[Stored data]
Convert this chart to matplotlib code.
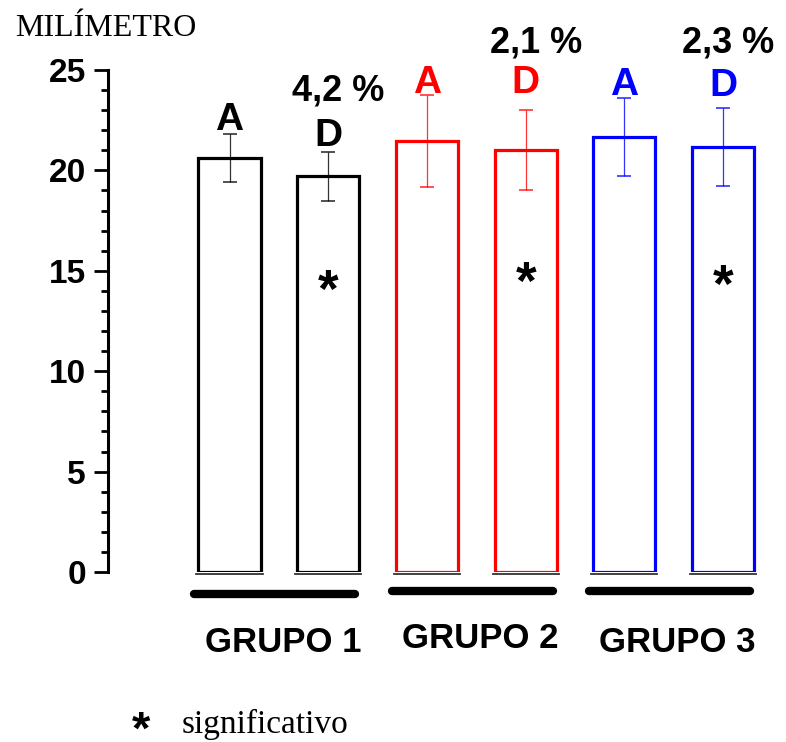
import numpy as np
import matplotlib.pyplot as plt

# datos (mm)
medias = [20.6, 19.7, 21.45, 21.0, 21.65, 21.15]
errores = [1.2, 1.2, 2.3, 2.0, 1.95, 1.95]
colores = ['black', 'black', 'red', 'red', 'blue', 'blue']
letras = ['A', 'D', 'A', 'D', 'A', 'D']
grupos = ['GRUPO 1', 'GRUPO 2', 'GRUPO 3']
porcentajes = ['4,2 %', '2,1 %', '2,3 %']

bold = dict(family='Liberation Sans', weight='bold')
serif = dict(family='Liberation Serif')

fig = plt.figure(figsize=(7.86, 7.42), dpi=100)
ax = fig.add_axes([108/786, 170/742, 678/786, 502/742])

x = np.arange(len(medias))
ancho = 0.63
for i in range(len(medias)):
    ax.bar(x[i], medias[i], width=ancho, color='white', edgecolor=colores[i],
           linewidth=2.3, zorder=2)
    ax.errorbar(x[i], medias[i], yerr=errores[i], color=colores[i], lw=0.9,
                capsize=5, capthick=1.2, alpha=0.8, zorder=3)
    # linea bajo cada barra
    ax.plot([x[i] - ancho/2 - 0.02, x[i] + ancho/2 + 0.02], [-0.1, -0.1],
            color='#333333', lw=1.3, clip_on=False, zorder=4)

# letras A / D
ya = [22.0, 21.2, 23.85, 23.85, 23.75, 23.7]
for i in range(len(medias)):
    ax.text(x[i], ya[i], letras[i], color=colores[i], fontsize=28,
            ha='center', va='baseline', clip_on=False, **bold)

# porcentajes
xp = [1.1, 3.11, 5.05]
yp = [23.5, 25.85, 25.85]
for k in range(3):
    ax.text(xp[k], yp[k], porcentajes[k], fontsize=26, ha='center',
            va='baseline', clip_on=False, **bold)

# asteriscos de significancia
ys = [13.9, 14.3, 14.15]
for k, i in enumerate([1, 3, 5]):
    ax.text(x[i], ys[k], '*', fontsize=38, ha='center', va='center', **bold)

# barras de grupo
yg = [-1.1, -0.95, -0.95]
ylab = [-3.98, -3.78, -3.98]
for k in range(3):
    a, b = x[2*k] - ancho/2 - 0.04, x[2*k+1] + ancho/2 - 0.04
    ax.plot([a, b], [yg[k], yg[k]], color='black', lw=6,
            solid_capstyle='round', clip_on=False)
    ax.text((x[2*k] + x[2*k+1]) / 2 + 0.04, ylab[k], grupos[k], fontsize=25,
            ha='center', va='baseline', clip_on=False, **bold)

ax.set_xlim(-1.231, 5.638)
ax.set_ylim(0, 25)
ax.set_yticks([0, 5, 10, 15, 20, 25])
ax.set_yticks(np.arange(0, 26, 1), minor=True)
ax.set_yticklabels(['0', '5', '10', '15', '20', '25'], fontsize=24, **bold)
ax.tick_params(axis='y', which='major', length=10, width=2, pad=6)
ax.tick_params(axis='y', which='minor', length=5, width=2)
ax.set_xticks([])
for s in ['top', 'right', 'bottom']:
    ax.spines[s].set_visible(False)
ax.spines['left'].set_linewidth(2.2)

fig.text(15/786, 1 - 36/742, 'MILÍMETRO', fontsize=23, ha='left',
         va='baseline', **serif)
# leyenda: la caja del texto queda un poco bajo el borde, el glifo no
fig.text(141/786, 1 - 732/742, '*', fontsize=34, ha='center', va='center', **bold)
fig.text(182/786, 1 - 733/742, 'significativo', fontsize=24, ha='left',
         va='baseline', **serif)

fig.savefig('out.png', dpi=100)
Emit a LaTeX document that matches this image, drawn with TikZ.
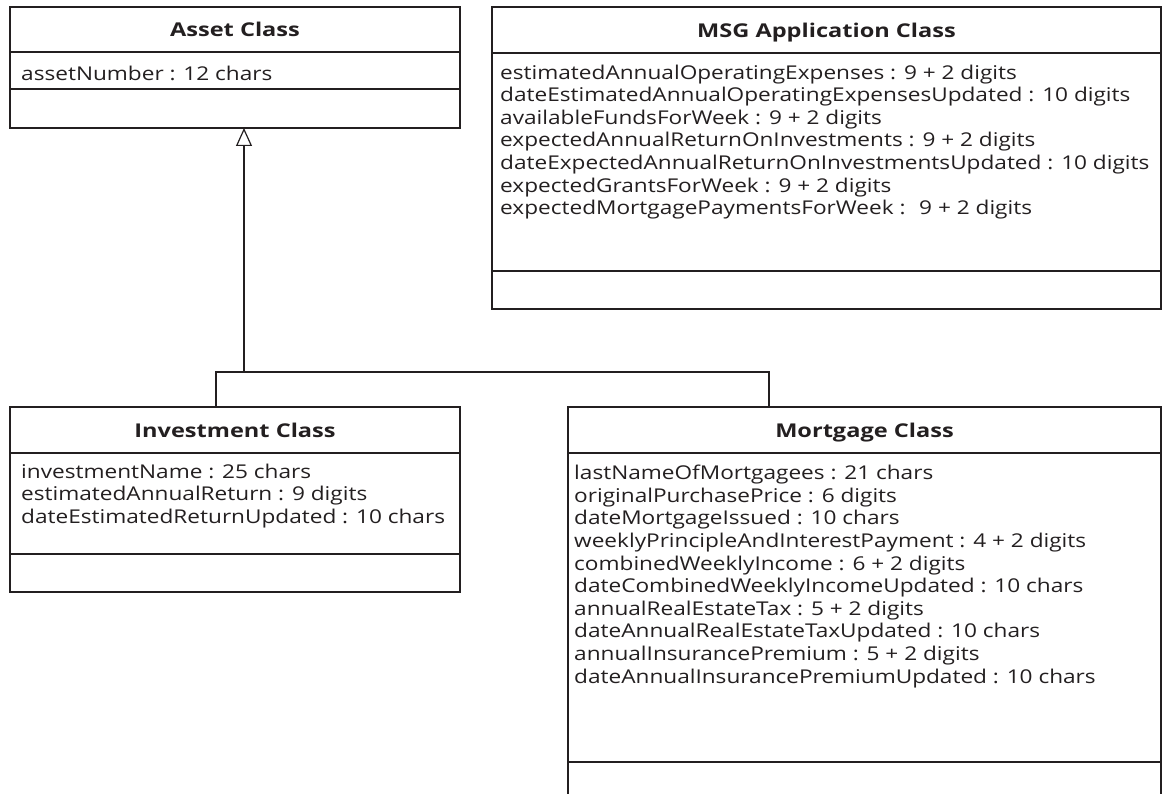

* Aim
Repeat every record above exactly, but leave out any pictures.

* Exercise response
Convert this chart to matplotlib code.
import numpy as np
import matplotlib.pyplot as plt

# datos (mm)
medias = [20.6, 19.7, 21.45, 21.0, 21.65, 21.15]
errores = [1.2, 1.2, 2.3, 2.0, 1.95, 1.95]
colores = ['black', 'black', 'red', 'red', 'blue', 'blue']
letras = ['A', 'D', 'A', 'D', 'A', 'D']
grupos = ['GRUPO 1', 'GRUPO 2', 'GRUPO 3']
porcentajes = ['4,2 %', '2,1 %', '2,3 %']

bold = dict(family='Liberation Sans', weight='bold')
serif = dict(family='Liberation Serif')

fig = plt.figure(figsize=(7.86, 7.42), dpi=100)
ax = fig.add_axes([108/786, 170/742, 678/786, 502/742])

x = np.arange(len(medias))
ancho = 0.63
for i in range(len(medias)):
    ax.bar(x[i], medias[i], width=ancho, color='white', edgecolor=colores[i],
           linewidth=2.3, zorder=2)
    ax.errorbar(x[i], medias[i], yerr=errores[i], color=colores[i], lw=0.9,
                capsize=5, capthick=1.2, alpha=0.8, zorder=3)
    # linea bajo cada barra
    ax.plot([x[i] - ancho/2 - 0.02, x[i] + ancho/2 + 0.02], [-0.1, -0.1],
            color='#333333', lw=1.3, clip_on=False, zorder=4)

# letras A / D
ya = [22.0, 21.2, 23.85, 23.85, 23.75, 23.7]
for i in range(len(medias)):
    ax.text(x[i], ya[i], letras[i], color=colores[i], fontsize=28,
            ha='center', va='baseline', clip_on=False, **bold)

# porcentajes
xp = [1.1, 3.11, 5.05]
yp = [23.5, 25.85, 25.85]
for k in range(3):
    ax.text(xp[k], yp[k], porcentajes[k], fontsize=26, ha='center',
            va='baseline', clip_on=False, **bold)

# asteriscos de significancia
ys = [13.9, 14.3, 14.15]
for k, i in enumerate([1, 3, 5]):
    ax.text(x[i], ys[k], '*', fontsize=38, ha='center', va='center', **bold)

# barras de grupo
yg = [-1.1, -0.95, -0.95]
ylab = [-3.98, -3.78, -3.98]
for k in range(3):
    a, b = x[2*k] - ancho/2 - 0.04, x[2*k+1] + ancho/2 - 0.04
    ax.plot([a, b], [yg[k], yg[k]], color='black', lw=6,
            solid_capstyle='round', clip_on=False)
    ax.text((x[2*k] + x[2*k+1]) / 2 + 0.04, ylab[k], grupos[k], fontsize=25,
            ha='center', va='baseline', clip_on=False, **bold)

ax.set_xlim(-1.231, 5.638)
ax.set_ylim(0, 25)
ax.set_yticks([0, 5, 10, 15, 20, 25])
ax.set_yticks(np.arange(0, 26, 1), minor=True)
ax.set_yticklabels(['0', '5', '10', '15', '20', '25'], fontsize=24, **bold)
ax.tick_params(axis='y', which='major', length=10, width=2, pad=6)
ax.tick_params(axis='y', which='minor', length=5, width=2)
ax.set_xticks([])
for s in ['top', 'right', 'bottom']:
    ax.spines[s].set_visible(False)
ax.spines['left'].set_linewidth(2.2)

fig.text(15/786, 1 - 36/742, 'MILÍMETRO', fontsize=23, ha='left',
         va='baseline', **serif)
# leyenda: la caja del texto queda un poco bajo el borde, el glifo no
fig.text(141/786, 1 - 732/742, '*', fontsize=34, ha='center', va='center', **bold)
fig.text(182/786, 1 - 733/742, 'significativo', fontsize=24, ha='left',
         va='baseline', **serif)

fig.savefig('out.png', dpi=100)
Emit a LaTeX document that matches this image, drawn with TikZ.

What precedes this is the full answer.